** START Data records **

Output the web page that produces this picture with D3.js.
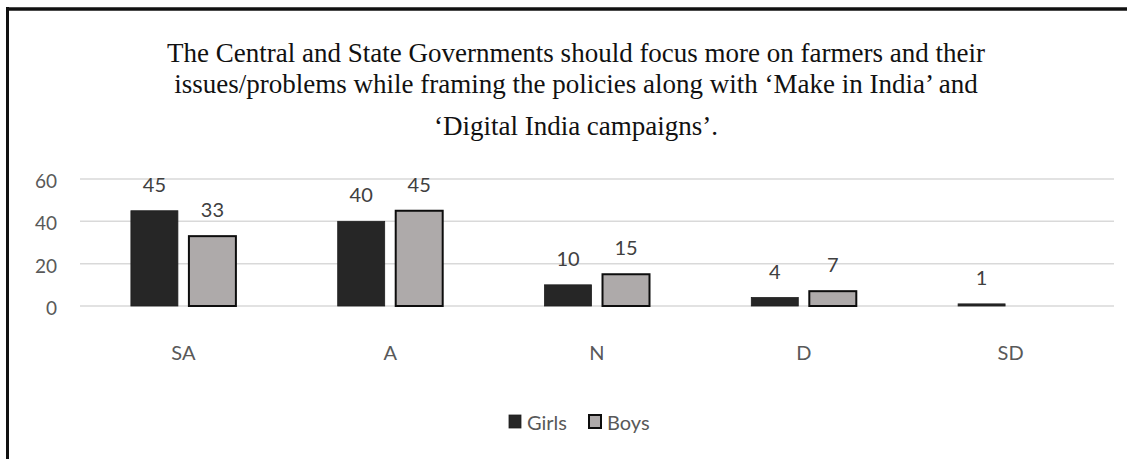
<!DOCTYPE html>
<html>
<head>
<meta charset="utf-8">
<script src="https://cdn.jsdelivr.net/npm/d3@7"></script>
<style>
  html, body { margin: 0; padding: 0; background: #fff; }
  svg { display: block; }
</style>
</head>
<body>
<svg id="chart" width="1127" height="459"></svg>
<script>
// Survey responses by option
const categories = ["SA", "A", "N", "D", "SD"];
const seriesNames = ["Girls", "Boys"];
const girls = [45, 40, 10, 4, 1];
const boys = [33, 45, 15, 7, null];
const yTicks = [0, 20, 40, 60];
const titleLines = [
  "The Central and State Governments should focus more on farmers and their",
  "issues/problems while framing the policies along with \u2018Make in India\u2019 and",
  "\u2018Digital India campaigns\u2019."
];

const svg = d3.select("#chart");
const W = 1127, H = 459;
const axisFont = "Lato, 'Open Sans', sans-serif";

svg.append("rect").attr("width", W).attr("height", H).attr("fill", "#fff");

// frame edges (top and left)
svg.append("line").attr("x1", 7).attr("x2", W).attr("y1", 9).attr("y2", 9)
  .attr("stroke", "#111").attr("stroke-width", 3.5);
svg.append("line").attr("x1", 7.5).attr("x2", 7.5).attr("y1", 7).attr("y2", H)
  .attr("stroke", "#111").attr("stroke-width", 3);

// title, centred over the plot
const titleY = [62, 93, 135];
svg.append("g").selectAll("text").data(titleLines).join("text")
  .attr("x", 576)
  .attr("y", (d, i) => titleY[i])
  .attr("text-anchor", "middle")
  .attr("font-family", "'Liberation Serif', 'Times New Roman', serif")
  .attr("font-size", 27)
  .attr("fill", "#111")
  .text(d => d);

// scales
const x0 = d3.scaleBand().domain(categories).range([80, 1114]).padding(0);
const x1 = d3.scaleBand().domain(seriesNames).range([-52.5, 52.5]).paddingInner(0.19);
const y = d3.scaleLinear().domain([0, 60]).range([306, 179]);

// gridlines
svg.append("g").selectAll("line").data(yTicks).join("line")
  .attr("x1", 80).attr("x2", 1114)
  .attr("y1", d => y(d)).attr("y2", d => y(d))
  .attr("stroke", "#d9d9d9").attr("stroke-width", 1.5);

// y axis labels
const yAxis = d3.axisLeft(y).tickValues(yTicks).tickSize(0).tickPadding(0);
const yg = svg.append("g").attr("transform", "translate(57,0)").call(yAxis);
yg.select(".domain").remove();
yg.selectAll("text")
  .attr("font-family", axisFont).attr("font-size", 19).attr("fill", "#595959")
  .attr("dy", "0.45em");

// x axis labels
const xAxis = d3.axisBottom(x0).tickSize(0).tickPadding(0);
const xg = svg.append("g").attr("transform", "translate(0,360)").call(xAxis);
xg.select(".domain").remove();
xg.selectAll("text")
  .attr("font-family", axisFont).attr("font-size", 20).attr("fill", "#595959")
  .attr("dy", 0).attr("y", 0);

// bars
const colors = { Girls: "#262626", Boys: "#aeaaaa" };
const strokes = { Girls: "#1e1e1e", Boys: "#0d0d0d" };
const rows = [];
categories.forEach((c, i) => {
  rows.push({ cat: c, s: "Girls", v: girls[i] });
  rows.push({ cat: c, s: "Boys", v: boys[i] });
});
const shown = rows.filter(d => d.v != null);

svg.append("g").selectAll("rect").data(shown).join("rect")
  .attr("x", d => x0(d.cat) + x0.bandwidth() / 2 + x1(d.s))
  .attr("width", x1.bandwidth())
  .attr("y", d => y(d.v))
  .attr("height", d => y(0) - y(d.v))
  .attr("fill", d => colors[d.s])
  .attr("stroke", d => strokes[d.s])
  .attr("stroke-width", d => d.s === "Boys" ? 2 : 0.8);

// value labels
svg.append("g").selectAll("text").data(shown).join("text")
  .attr("x", d => x0(d.cat) + x0.bandwidth() / 2 + x1(d.s) + x1.bandwidth() / 2)
  .attr("y", d => y(d.v) - 19)
  .attr("text-anchor", "middle")
  .attr("font-family", axisFont).attr("font-size", 20).attr("fill", "#404040")
  .text(d => d.v);

// legend
const legendItems = [
  { s: "Girls", x: 509, tx: 527 },
  { s: "Boys", x: 589, tx: 607 }
];
const lg = svg.append("g");
lg.selectAll("rect").data(legendItems).join("rect")
  .attr("x", d => d.x).attr("y", 415)
  .attr("width", 12).attr("height", 13)
  .attr("fill", d => colors[d.s])
  .attr("stroke", d => strokes[d.s])
  .attr("stroke-width", d => d.s === "Boys" ? 2 : 0.8);
lg.selectAll("text").data(legendItems).join("text")
  .attr("x", d => d.tx).attr("y", 430)
  .attr("font-family", axisFont).attr("font-size", 20).attr("fill", "#595959")
  .text(d => d.s);
</script>
</body>
</html>
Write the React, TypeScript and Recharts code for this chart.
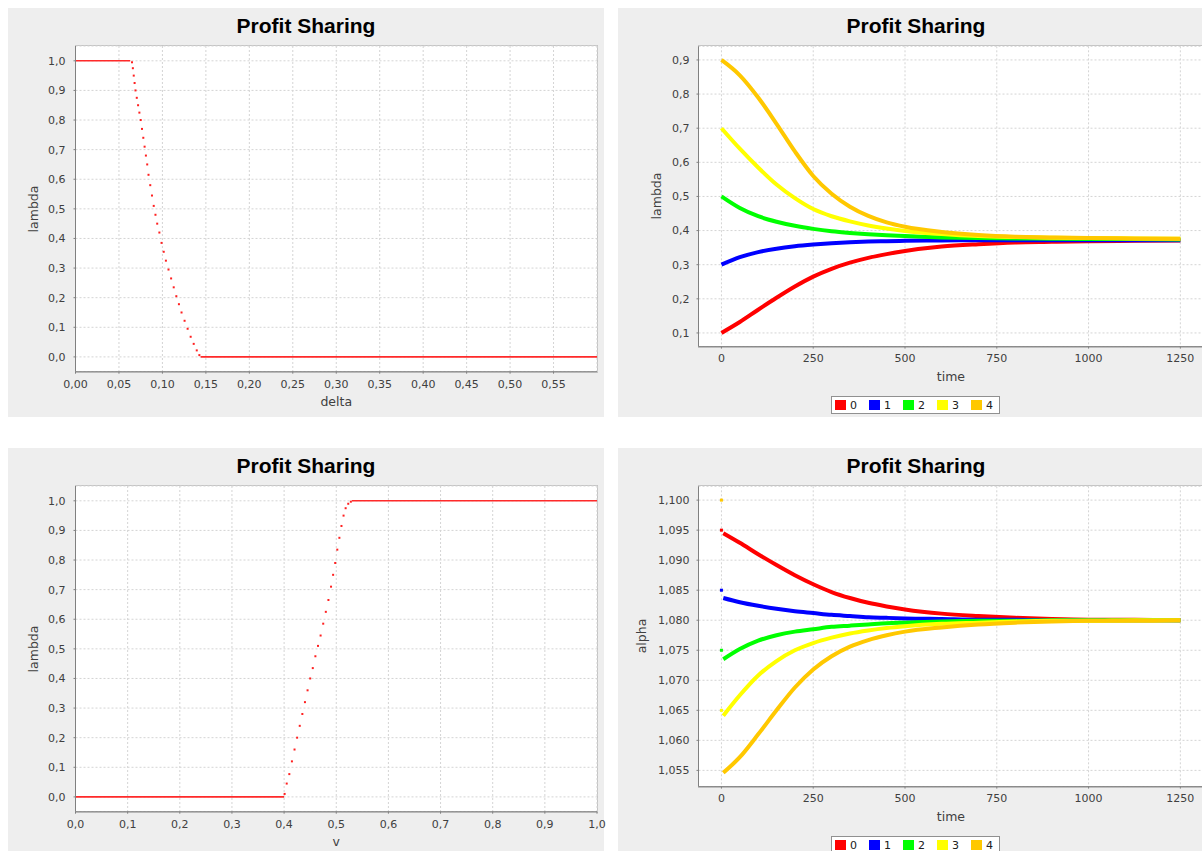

** END Data records **

■ Given problem
Each line of the material must be retyped exactly, except that images are omitted.

■ Solution for this exercise
Output the web page that produces this picture with D3.js.
<!DOCTYPE html>
<html>
<head>
<meta charset="utf-8">
<script src="https://cdn.jsdelivr.net/npm/d3@7"></script>
<style>
  html, body { margin: 0; padding: 0; background: #fff; }
  svg { display: block; }
</style>
</head>
<body>
<svg id="chart" width="1127" height="459"></svg>
<script>
// Survey responses by option
const categories = ["SA", "A", "N", "D", "SD"];
const seriesNames = ["Girls", "Boys"];
const girls = [45, 40, 10, 4, 1];
const boys = [33, 45, 15, 7, null];
const yTicks = [0, 20, 40, 60];
const titleLines = [
  "The Central and State Governments should focus more on farmers and their",
  "issues/problems while framing the policies along with \u2018Make in India\u2019 and",
  "\u2018Digital India campaigns\u2019."
];

const svg = d3.select("#chart");
const W = 1127, H = 459;
const axisFont = "Lato, 'Open Sans', sans-serif";

svg.append("rect").attr("width", W).attr("height", H).attr("fill", "#fff");

// frame edges (top and left)
svg.append("line").attr("x1", 7).attr("x2", W).attr("y1", 9).attr("y2", 9)
  .attr("stroke", "#111").attr("stroke-width", 3.5);
svg.append("line").attr("x1", 7.5).attr("x2", 7.5).attr("y1", 7).attr("y2", H)
  .attr("stroke", "#111").attr("stroke-width", 3);

// title, centred over the plot
const titleY = [62, 93, 135];
svg.append("g").selectAll("text").data(titleLines).join("text")
  .attr("x", 576)
  .attr("y", (d, i) => titleY[i])
  .attr("text-anchor", "middle")
  .attr("font-family", "'Liberation Serif', 'Times New Roman', serif")
  .attr("font-size", 27)
  .attr("fill", "#111")
  .text(d => d);

// scales
const x0 = d3.scaleBand().domain(categories).range([80, 1114]).padding(0);
const x1 = d3.scaleBand().domain(seriesNames).range([-52.5, 52.5]).paddingInner(0.19);
const y = d3.scaleLinear().domain([0, 60]).range([306, 179]);

// gridlines
svg.append("g").selectAll("line").data(yTicks).join("line")
  .attr("x1", 80).attr("x2", 1114)
  .attr("y1", d => y(d)).attr("y2", d => y(d))
  .attr("stroke", "#d9d9d9").attr("stroke-width", 1.5);

// y axis labels
const yAxis = d3.axisLeft(y).tickValues(yTicks).tickSize(0).tickPadding(0);
const yg = svg.append("g").attr("transform", "translate(57,0)").call(yAxis);
yg.select(".domain").remove();
yg.selectAll("text")
  .attr("font-family", axisFont).attr("font-size", 19).attr("fill", "#595959")
  .attr("dy", "0.45em");

// x axis labels
const xAxis = d3.axisBottom(x0).tickSize(0).tickPadding(0);
const xg = svg.append("g").attr("transform", "translate(0,360)").call(xAxis);
xg.select(".domain").remove();
xg.selectAll("text")
  .attr("font-family", axisFont).attr("font-size", 20).attr("fill", "#595959")
  .attr("dy", 0).attr("y", 0);

// bars
const colors = { Girls: "#262626", Boys: "#aeaaaa" };
const strokes = { Girls: "#1e1e1e", Boys: "#0d0d0d" };
const rows = [];
categories.forEach((c, i) => {
  rows.push({ cat: c, s: "Girls", v: girls[i] });
  rows.push({ cat: c, s: "Boys", v: boys[i] });
});
const shown = rows.filter(d => d.v != null);

svg.append("g").selectAll("rect").data(shown).join("rect")
  .attr("x", d => x0(d.cat) + x0.bandwidth() / 2 + x1(d.s))
  .attr("width", x1.bandwidth())
  .attr("y", d => y(d.v))
  .attr("height", d => y(0) - y(d.v))
  .attr("fill", d => colors[d.s])
  .attr("stroke", d => strokes[d.s])
  .attr("stroke-width", d => d.s === "Boys" ? 2 : 0.8);

// value labels
svg.append("g").selectAll("text").data(shown).join("text")
  .attr("x", d => x0(d.cat) + x0.bandwidth() / 2 + x1(d.s) + x1.bandwidth() / 2)
  .attr("y", d => y(d.v) - 19)
  .attr("text-anchor", "middle")
  .attr("font-family", axisFont).attr("font-size", 20).attr("fill", "#404040")
  .text(d => d.v);

// legend
const legendItems = [
  { s: "Girls", x: 509, tx: 527 },
  { s: "Boys", x: 589, tx: 607 }
];
const lg = svg.append("g");
lg.selectAll("rect").data(legendItems).join("rect")
  .attr("x", d => d.x).attr("y", 415)
  .attr("width", 12).attr("height", 13)
  .attr("fill", d => colors[d.s])
  .attr("stroke", d => strokes[d.s])
  .attr("stroke-width", d => d.s === "Boys" ? 2 : 0.8);
lg.selectAll("text").data(legendItems).join("text")
  .attr("x", d => d.tx).attr("y", 430)
  .attr("font-family", axisFont).attr("font-size", 20).attr("fill", "#595959")
  .text(d => d.s);
</script>
</body>
</html>
Write the React, TypeScript and Recharts code for this chart.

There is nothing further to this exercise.